■ **Exercise prompt**: Extract every line that contains the string "seaborn".

■ **Exercise data**:
********************

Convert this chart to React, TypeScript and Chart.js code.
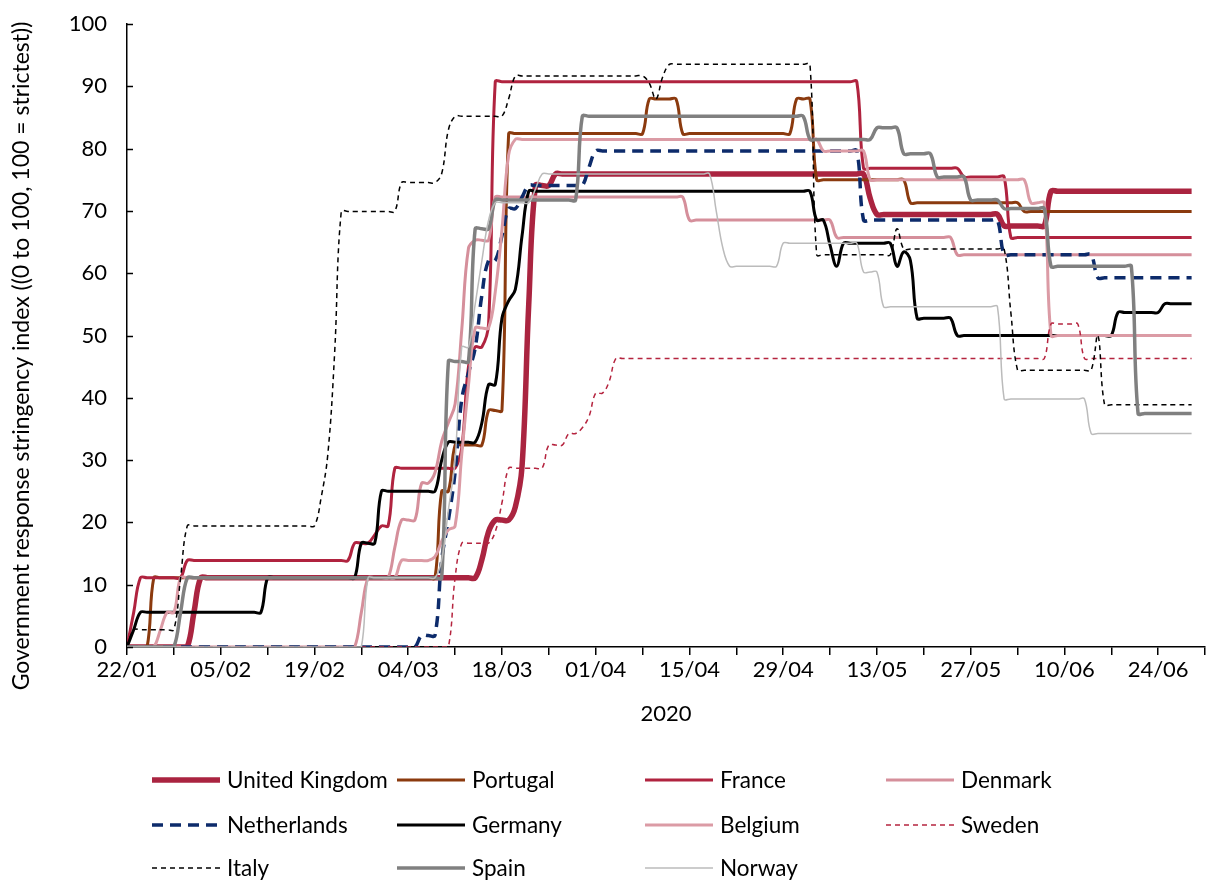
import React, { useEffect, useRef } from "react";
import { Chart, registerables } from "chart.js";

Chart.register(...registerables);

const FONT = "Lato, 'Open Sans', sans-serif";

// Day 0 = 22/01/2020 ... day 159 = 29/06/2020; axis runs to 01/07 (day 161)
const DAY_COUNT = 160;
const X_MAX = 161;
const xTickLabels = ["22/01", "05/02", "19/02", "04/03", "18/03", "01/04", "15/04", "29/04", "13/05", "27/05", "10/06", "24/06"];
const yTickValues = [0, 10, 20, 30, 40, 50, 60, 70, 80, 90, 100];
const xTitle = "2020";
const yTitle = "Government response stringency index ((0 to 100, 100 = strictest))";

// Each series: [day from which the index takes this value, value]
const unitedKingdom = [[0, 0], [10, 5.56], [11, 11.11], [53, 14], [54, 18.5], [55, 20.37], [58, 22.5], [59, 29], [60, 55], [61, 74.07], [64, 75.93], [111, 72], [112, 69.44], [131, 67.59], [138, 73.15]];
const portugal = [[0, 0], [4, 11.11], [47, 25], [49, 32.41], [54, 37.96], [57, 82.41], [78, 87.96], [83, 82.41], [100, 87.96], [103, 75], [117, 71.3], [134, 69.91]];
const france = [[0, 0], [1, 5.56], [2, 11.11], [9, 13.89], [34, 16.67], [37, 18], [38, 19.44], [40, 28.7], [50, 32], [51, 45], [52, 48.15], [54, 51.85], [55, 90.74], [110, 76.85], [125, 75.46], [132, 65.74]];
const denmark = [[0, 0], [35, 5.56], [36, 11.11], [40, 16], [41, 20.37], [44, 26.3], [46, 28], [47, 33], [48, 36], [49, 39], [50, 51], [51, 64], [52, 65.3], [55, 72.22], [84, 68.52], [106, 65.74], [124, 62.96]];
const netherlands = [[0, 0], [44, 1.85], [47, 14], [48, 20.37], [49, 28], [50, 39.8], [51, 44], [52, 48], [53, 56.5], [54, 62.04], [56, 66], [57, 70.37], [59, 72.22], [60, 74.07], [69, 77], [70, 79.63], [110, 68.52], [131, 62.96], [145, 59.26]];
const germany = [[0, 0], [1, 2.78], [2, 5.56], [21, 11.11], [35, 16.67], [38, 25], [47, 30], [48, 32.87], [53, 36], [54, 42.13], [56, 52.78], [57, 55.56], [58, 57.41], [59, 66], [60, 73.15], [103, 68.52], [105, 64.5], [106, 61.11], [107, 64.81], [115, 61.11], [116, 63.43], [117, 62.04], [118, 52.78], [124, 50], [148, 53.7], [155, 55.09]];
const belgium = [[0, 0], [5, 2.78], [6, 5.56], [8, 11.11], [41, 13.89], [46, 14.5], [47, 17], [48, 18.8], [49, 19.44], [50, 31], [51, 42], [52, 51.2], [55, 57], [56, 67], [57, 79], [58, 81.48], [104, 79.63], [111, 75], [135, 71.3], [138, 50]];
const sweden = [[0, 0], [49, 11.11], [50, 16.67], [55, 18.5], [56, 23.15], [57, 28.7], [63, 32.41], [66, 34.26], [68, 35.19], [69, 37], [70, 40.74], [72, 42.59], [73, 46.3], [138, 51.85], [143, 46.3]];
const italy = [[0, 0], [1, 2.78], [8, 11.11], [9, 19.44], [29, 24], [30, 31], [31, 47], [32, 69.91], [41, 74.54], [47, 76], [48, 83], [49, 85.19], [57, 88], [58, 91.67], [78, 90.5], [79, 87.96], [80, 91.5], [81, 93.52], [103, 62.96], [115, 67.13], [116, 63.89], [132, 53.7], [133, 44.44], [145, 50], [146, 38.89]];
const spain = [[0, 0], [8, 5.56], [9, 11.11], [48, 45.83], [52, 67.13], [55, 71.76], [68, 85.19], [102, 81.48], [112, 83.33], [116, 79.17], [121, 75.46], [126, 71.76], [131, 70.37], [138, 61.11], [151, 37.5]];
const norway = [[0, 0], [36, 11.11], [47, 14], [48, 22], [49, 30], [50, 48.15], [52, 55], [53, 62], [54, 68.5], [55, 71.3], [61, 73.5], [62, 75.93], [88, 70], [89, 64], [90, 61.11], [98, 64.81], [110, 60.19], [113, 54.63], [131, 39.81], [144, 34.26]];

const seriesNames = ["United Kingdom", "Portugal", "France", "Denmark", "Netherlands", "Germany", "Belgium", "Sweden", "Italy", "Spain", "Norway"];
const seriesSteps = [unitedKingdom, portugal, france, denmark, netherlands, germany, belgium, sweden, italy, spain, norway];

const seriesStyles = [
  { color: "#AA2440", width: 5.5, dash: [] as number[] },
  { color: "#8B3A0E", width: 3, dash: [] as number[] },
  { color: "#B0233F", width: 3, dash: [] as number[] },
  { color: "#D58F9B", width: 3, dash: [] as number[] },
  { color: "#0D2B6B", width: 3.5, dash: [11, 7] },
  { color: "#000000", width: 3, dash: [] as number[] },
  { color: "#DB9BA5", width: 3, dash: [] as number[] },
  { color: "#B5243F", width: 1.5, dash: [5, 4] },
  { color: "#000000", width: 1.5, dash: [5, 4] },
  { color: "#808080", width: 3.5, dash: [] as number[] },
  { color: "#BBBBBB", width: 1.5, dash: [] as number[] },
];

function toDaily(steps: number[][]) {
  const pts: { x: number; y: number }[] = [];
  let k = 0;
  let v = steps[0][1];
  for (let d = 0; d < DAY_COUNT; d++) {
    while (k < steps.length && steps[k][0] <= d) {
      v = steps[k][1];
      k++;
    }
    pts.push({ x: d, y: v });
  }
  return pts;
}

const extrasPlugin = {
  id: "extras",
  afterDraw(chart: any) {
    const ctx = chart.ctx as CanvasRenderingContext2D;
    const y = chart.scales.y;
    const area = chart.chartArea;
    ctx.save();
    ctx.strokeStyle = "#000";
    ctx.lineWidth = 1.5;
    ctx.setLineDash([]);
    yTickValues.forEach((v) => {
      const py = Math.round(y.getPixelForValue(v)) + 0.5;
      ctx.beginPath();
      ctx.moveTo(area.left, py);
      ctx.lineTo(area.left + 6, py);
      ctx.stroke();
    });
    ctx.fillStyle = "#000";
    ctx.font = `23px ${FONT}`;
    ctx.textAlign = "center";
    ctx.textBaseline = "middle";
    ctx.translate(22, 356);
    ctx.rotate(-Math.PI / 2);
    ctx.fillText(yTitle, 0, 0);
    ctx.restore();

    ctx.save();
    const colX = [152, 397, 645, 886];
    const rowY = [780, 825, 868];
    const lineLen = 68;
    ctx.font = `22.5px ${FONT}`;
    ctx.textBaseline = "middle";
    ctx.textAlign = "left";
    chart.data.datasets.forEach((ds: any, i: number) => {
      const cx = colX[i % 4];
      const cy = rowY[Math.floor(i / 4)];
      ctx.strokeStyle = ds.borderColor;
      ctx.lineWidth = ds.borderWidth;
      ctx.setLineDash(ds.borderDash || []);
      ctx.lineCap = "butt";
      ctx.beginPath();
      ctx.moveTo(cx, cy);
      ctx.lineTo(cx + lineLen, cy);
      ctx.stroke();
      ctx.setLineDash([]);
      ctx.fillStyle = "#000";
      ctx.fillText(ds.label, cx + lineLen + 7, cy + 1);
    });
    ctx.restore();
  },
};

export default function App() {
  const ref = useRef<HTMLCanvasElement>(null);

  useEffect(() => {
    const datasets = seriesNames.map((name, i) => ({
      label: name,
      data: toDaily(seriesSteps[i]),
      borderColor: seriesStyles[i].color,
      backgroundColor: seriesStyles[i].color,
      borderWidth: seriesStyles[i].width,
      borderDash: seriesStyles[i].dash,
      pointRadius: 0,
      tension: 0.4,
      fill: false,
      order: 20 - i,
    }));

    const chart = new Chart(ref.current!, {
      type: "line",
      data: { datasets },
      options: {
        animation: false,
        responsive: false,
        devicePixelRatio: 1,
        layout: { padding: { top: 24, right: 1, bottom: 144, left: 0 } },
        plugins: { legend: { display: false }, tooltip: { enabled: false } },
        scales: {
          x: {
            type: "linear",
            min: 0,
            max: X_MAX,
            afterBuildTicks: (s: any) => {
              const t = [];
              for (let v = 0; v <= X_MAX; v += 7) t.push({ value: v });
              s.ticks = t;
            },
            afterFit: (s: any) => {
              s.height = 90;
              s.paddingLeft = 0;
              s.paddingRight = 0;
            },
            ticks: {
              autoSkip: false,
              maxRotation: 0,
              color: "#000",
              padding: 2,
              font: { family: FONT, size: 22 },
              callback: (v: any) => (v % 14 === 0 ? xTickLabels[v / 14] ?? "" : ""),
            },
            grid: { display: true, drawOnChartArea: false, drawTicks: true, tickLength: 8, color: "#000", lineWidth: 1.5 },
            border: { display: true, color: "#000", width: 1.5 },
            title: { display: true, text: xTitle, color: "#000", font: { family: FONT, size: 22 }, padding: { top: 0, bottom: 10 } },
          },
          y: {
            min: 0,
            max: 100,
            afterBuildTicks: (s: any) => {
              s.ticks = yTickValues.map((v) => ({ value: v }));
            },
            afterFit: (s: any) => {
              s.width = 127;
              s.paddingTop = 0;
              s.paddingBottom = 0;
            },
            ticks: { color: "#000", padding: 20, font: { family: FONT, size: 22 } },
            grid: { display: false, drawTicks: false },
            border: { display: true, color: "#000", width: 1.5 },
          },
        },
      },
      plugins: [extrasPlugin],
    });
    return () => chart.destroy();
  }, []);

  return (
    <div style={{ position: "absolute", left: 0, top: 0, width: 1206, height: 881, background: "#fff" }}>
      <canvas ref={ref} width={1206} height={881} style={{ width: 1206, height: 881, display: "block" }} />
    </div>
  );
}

********************

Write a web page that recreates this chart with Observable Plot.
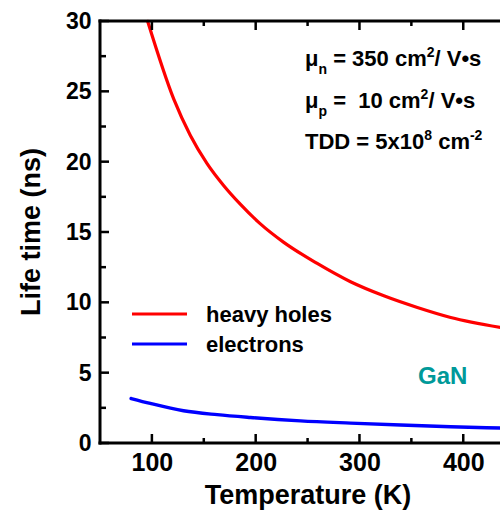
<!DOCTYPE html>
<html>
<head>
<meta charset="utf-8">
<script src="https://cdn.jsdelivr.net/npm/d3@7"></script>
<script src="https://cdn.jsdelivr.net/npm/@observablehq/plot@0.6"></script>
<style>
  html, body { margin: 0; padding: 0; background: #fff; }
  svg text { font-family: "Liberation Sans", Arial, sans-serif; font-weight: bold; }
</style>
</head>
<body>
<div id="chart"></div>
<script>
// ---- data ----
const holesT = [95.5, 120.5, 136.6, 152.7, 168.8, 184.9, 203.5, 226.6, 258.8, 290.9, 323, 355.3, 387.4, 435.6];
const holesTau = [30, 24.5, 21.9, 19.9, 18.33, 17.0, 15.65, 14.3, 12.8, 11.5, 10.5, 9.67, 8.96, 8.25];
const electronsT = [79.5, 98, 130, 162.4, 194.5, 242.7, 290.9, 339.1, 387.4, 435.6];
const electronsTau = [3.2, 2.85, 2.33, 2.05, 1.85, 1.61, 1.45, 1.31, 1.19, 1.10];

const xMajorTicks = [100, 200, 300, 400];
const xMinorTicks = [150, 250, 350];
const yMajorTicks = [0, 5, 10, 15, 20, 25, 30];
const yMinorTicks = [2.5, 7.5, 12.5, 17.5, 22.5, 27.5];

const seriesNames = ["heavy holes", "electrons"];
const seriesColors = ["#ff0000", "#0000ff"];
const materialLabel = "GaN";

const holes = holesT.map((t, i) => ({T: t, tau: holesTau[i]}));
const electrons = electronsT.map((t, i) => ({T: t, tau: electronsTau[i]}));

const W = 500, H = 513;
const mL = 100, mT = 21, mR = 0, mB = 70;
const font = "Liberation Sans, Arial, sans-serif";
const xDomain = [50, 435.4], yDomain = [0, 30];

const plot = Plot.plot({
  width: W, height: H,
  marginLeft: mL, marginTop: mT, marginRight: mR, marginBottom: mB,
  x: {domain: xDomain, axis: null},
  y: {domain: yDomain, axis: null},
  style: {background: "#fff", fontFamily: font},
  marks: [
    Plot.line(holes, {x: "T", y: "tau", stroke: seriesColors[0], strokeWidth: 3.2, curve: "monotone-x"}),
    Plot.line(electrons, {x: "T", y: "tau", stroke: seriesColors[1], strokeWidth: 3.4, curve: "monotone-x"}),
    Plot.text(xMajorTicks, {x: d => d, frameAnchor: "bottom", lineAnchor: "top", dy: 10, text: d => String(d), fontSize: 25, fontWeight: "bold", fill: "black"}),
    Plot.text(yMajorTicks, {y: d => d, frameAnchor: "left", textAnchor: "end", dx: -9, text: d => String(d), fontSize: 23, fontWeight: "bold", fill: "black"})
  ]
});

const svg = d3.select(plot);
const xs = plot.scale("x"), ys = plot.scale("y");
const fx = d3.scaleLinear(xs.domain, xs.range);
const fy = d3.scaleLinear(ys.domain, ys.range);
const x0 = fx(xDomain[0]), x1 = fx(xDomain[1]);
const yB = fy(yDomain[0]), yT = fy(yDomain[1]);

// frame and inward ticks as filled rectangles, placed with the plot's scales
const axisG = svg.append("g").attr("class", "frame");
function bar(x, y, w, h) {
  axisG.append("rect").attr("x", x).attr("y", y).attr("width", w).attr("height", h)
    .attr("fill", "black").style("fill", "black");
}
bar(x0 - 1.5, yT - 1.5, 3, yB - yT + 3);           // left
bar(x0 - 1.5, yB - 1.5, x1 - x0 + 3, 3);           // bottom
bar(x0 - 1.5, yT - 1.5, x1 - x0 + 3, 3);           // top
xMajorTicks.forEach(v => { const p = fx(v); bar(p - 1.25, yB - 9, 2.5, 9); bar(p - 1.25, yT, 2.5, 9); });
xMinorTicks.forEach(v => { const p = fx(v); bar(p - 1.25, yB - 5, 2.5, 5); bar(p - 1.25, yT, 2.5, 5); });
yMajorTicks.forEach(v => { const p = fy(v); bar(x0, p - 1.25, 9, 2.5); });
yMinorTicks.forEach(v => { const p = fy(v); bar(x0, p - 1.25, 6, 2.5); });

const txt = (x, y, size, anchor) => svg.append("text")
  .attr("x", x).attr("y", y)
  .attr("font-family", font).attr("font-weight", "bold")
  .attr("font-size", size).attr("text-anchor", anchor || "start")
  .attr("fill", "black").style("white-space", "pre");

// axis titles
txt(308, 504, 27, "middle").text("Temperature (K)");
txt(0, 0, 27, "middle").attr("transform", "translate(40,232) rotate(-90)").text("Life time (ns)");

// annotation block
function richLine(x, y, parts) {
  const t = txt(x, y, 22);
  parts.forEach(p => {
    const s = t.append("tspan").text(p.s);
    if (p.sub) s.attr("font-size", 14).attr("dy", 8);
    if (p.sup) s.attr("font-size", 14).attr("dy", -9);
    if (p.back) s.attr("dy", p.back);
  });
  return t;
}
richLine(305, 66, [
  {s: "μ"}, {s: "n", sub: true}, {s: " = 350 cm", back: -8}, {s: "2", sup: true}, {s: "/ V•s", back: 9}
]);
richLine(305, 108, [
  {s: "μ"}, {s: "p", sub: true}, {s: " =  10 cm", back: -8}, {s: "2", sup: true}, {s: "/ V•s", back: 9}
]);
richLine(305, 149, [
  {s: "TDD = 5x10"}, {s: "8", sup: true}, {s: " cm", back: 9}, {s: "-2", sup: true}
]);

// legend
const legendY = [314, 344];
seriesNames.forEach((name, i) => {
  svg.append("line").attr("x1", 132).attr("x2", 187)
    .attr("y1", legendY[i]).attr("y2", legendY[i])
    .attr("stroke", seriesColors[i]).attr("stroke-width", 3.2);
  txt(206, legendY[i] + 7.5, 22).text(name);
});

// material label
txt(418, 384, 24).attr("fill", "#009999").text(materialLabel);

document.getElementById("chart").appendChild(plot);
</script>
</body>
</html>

********************

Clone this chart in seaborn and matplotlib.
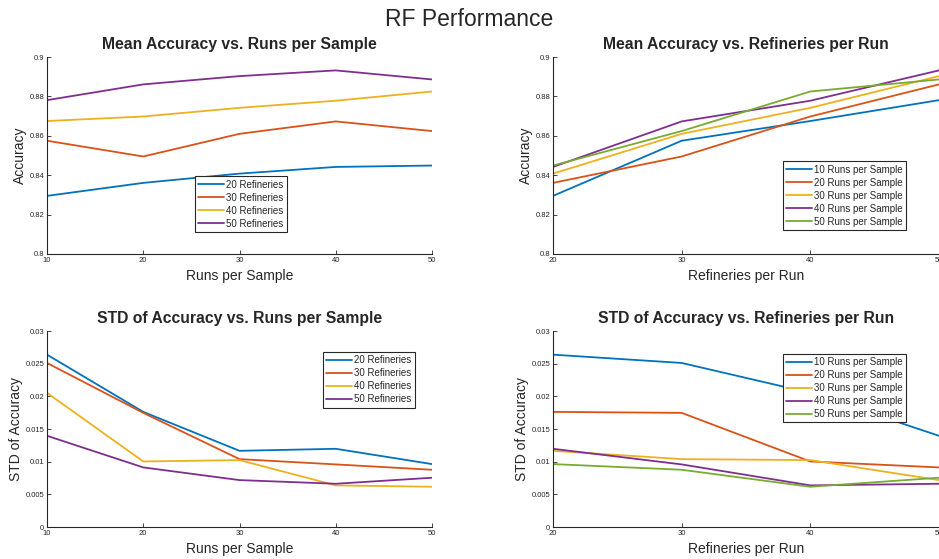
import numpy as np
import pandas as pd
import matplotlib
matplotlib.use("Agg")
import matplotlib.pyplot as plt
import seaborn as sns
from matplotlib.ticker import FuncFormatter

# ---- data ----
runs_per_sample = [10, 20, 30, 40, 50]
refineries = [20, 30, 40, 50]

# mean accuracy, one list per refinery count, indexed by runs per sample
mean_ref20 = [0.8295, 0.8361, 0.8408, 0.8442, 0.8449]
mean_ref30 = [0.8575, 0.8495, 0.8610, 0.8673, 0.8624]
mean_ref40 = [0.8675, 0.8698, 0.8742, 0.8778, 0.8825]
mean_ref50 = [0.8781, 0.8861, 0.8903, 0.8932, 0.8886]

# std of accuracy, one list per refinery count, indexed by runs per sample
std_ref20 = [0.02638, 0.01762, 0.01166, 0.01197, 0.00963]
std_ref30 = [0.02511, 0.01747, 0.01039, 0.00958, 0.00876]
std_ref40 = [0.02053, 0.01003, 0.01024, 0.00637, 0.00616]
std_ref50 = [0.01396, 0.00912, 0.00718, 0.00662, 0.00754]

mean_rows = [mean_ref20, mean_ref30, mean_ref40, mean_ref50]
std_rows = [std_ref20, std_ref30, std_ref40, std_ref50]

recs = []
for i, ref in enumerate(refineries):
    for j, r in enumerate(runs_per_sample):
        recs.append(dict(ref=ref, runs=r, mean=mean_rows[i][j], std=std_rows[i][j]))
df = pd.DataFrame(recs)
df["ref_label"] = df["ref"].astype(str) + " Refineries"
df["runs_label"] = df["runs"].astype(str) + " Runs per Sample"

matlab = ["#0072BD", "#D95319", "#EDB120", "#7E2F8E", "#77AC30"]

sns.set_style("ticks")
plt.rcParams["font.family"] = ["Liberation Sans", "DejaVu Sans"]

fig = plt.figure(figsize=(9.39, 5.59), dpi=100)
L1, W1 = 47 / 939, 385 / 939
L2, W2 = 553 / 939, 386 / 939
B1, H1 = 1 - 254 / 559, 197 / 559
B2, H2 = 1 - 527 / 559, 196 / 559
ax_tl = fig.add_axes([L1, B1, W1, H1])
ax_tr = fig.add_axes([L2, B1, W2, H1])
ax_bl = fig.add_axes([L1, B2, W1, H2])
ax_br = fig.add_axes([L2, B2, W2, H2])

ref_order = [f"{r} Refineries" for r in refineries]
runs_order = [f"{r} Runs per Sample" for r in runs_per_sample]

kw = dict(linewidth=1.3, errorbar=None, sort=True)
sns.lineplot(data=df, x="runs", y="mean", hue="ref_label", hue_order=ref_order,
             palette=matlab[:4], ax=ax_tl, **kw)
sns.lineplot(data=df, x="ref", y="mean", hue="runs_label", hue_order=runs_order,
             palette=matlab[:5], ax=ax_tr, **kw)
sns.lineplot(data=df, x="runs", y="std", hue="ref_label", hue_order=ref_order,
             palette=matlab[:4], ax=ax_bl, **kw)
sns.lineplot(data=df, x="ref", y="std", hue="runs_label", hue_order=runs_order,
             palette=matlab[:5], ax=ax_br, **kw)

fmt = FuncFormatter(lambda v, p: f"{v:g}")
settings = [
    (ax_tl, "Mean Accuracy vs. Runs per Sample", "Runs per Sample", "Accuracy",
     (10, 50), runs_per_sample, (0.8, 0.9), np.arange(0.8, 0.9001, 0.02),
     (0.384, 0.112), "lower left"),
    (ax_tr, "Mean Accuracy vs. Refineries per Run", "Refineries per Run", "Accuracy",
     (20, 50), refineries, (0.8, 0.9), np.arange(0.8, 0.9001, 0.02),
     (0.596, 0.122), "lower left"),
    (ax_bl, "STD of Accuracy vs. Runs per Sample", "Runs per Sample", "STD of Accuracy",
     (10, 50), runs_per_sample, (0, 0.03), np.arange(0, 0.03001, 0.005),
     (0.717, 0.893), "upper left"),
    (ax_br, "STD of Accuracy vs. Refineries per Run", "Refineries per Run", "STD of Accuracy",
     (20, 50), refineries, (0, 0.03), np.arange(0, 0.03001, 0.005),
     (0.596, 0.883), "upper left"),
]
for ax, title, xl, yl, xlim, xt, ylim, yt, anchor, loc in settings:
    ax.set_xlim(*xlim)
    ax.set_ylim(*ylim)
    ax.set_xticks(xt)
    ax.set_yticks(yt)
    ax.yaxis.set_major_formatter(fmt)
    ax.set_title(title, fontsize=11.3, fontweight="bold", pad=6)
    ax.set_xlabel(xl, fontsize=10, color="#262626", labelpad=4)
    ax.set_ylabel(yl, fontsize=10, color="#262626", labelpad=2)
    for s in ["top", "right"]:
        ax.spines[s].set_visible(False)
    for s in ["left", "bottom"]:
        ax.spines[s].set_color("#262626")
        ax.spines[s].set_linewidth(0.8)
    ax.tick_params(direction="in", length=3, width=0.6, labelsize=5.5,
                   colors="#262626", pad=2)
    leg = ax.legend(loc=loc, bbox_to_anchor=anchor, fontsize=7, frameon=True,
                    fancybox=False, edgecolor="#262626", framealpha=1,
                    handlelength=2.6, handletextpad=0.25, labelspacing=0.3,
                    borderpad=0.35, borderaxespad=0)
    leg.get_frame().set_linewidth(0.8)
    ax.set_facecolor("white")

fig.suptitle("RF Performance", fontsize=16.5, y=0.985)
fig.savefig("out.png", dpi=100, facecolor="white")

********************

■ **Task output**:
Clone this chart in seaborn and matplotlib.
import seaborn as sns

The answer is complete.